Required task
Go through the data below and copy it exactly, skipping every picture.

Collected data
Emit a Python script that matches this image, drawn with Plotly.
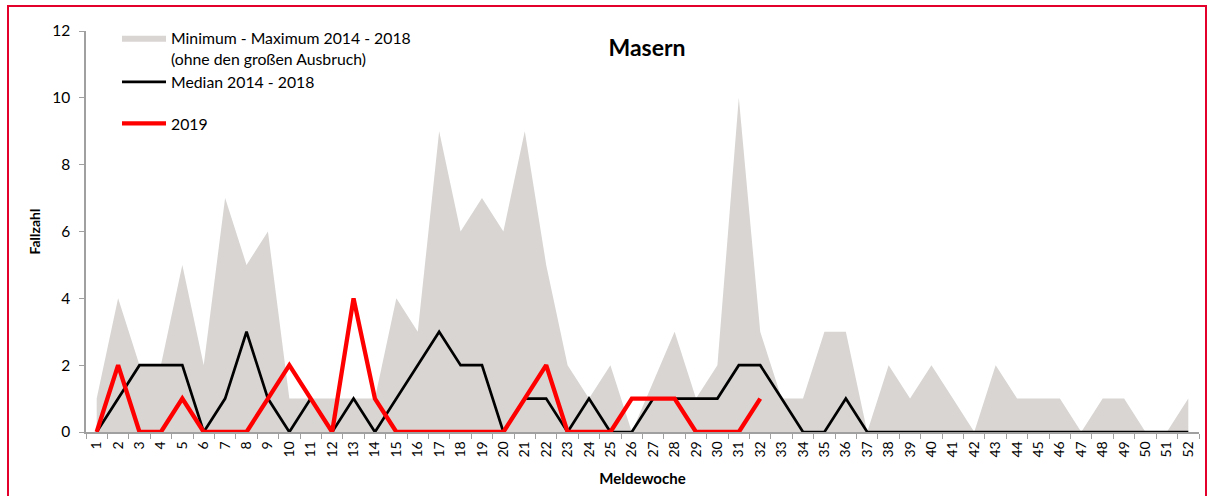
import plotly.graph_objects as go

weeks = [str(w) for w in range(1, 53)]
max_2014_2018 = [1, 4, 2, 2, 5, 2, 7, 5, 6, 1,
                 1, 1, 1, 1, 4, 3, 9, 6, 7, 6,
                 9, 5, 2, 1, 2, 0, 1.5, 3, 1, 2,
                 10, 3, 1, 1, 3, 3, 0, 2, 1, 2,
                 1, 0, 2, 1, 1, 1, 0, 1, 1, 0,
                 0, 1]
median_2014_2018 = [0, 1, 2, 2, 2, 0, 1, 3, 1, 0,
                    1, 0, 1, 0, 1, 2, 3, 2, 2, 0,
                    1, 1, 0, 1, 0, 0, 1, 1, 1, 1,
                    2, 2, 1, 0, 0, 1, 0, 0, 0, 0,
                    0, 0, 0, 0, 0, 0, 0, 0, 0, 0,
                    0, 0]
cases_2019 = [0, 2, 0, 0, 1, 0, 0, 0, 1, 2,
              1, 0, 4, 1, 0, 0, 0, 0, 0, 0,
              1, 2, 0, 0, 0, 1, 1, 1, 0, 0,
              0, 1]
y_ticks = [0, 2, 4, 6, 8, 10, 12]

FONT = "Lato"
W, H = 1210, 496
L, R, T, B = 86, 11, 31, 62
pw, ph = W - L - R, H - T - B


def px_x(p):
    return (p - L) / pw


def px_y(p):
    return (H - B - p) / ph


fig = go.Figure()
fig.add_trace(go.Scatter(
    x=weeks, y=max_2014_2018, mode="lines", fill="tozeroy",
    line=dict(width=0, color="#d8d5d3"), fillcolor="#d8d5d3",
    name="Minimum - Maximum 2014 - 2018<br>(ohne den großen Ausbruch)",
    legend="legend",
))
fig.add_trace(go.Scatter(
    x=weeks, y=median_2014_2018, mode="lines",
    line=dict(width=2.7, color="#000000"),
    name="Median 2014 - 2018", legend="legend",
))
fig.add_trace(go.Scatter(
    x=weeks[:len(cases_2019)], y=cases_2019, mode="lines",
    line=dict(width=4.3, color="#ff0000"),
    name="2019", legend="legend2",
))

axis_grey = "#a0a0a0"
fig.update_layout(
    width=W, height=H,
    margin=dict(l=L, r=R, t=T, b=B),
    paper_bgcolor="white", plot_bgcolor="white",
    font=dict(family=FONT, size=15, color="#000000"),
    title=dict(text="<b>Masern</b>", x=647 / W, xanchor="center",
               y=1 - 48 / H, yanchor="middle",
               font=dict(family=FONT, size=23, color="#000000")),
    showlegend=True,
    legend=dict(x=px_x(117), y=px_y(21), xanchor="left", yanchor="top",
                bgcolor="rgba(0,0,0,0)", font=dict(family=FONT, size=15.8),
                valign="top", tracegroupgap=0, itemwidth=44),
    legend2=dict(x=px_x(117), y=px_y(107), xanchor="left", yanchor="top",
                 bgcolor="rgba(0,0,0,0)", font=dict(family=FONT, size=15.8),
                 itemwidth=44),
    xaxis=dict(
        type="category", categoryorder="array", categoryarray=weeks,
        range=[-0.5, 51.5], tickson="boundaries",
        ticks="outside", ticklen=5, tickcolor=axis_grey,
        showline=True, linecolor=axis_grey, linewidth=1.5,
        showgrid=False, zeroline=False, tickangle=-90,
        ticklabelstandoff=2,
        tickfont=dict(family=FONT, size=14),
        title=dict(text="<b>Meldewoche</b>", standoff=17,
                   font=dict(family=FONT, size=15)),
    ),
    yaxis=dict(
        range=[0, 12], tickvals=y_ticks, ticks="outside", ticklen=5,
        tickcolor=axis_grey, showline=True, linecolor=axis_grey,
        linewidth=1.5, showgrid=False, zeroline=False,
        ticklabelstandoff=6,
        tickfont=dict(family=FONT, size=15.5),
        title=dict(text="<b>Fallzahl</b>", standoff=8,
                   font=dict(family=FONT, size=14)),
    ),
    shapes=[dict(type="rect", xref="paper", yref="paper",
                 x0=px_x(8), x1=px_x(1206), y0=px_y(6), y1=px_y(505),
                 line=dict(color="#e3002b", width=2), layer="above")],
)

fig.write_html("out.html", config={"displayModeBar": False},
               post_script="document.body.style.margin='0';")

Reply to the exercise
Emit a Python script that matches this image, drawn with Plotly.
import plotly.graph_objects as go

weeks = [str(w) for w in range(1, 53)]
max_2014_2018 = [1, 4, 2, 2, 5, 2, 7, 5, 6, 1,
                 1, 1, 1, 1, 4, 3, 9, 6, 7, 6,
                 9, 5, 2, 1, 2, 0, 1.5, 3, 1, 2,
                 10, 3, 1, 1, 3, 3, 0, 2, 1, 2,
                 1, 0, 2, 1, 1, 1, 0, 1, 1, 0,
                 0, 1]
median_2014_2018 = [0, 1, 2, 2, 2, 0, 1, 3, 1, 0,
                    1, 0, 1, 0, 1, 2, 3, 2, 2, 0,
                    1, 1, 0, 1, 0, 0, 1, 1, 1, 1,
                    2, 2, 1, 0, 0, 1, 0, 0, 0, 0,
                    0, 0, 0, 0, 0, 0, 0, 0, 0, 0,
                    0, 0]
cases_2019 = [0, 2, 0, 0, 1, 0, 0, 0, 1, 2,
              1, 0, 4, 1, 0, 0, 0, 0, 0, 0,
              1, 2, 0, 0, 0, 1, 1, 1, 0, 0,
              0, 1]
y_ticks = [0, 2, 4, 6, 8, 10, 12]

FONT = "Lato"
W, H = 1210, 496
L, R, T, B = 86, 11, 31, 62
pw, ph = W - L - R, H - T - B


def px_x(p):
    return (p - L) / pw


def px_y(p):
    return (H - B - p) / ph


fig = go.Figure()
fig.add_trace(go.Scatter(
    x=weeks, y=max_2014_2018, mode="lines", fill="tozeroy",
    line=dict(width=0, color="#d8d5d3"), fillcolor="#d8d5d3",
    name="Minimum - Maximum 2014 - 2018<br>(ohne den großen Ausbruch)",
    legend="legend",
))
fig.add_trace(go.Scatter(
    x=weeks, y=median_2014_2018, mode="lines",
    line=dict(width=2.7, color="#000000"),
    name="Median 2014 - 2018", legend="legend",
))
fig.add_trace(go.Scatter(
    x=weeks[:len(cases_2019)], y=cases_2019, mode="lines",
    line=dict(width=4.3, color="#ff0000"),
    name="2019", legend="legend2",
))

axis_grey = "#a0a0a0"
fig.update_layout(
    width=W, height=H,
    margin=dict(l=L, r=R, t=T, b=B),
    paper_bgcolor="white", plot_bgcolor="white",
    font=dict(family=FONT, size=15, color="#000000"),
    title=dict(text="<b>Masern</b>", x=647 / W, xanchor="center",
               y=1 - 48 / H, yanchor="middle",
               font=dict(family=FONT, size=23, color="#000000")),
    showlegend=True,
    legend=dict(x=px_x(117), y=px_y(21), xanchor="left", yanchor="top",
                bgcolor="rgba(0,0,0,0)", font=dict(family=FONT, size=15.8),
                valign="top", tracegroupgap=0, itemwidth=44),
    legend2=dict(x=px_x(117), y=px_y(107), xanchor="left", yanchor="top",
                 bgcolor="rgba(0,0,0,0)", font=dict(family=FONT, size=15.8),
                 itemwidth=44),
    xaxis=dict(
        type="category", categoryorder="array", categoryarray=weeks,
        range=[-0.5, 51.5], tickson="boundaries",
        ticks="outside", ticklen=5, tickcolor=axis_grey,
        showline=True, linecolor=axis_grey, linewidth=1.5,
        showgrid=False, zeroline=False, tickangle=-90,
        ticklabelstandoff=2,
        tickfont=dict(family=FONT, size=14),
        title=dict(text="<b>Meldewoche</b>", standoff=17,
                   font=dict(family=FONT, size=15)),
    ),
    yaxis=dict(
        range=[0, 12], tickvals=y_ticks, ticks="outside", ticklen=5,
        tickcolor=axis_grey, showline=True, linecolor=axis_grey,
        linewidth=1.5, showgrid=False, zeroline=False,
        ticklabelstandoff=6,
        tickfont=dict(family=FONT, size=15.5),
        title=dict(text="<b>Fallzahl</b>", standoff=8,
                   font=dict(family=FONT, size=14)),
    ),
    shapes=[dict(type="rect", xref="paper", yref="paper",
                 x0=px_x(8), x1=px_x(1206), y0=px_y(6), y1=px_y(505),
                 line=dict(color="#e3002b", width=2), layer="above")],
)

fig.write_html("out.html", config={"displayModeBar": False},
               post_script="document.body.style.margin='0';")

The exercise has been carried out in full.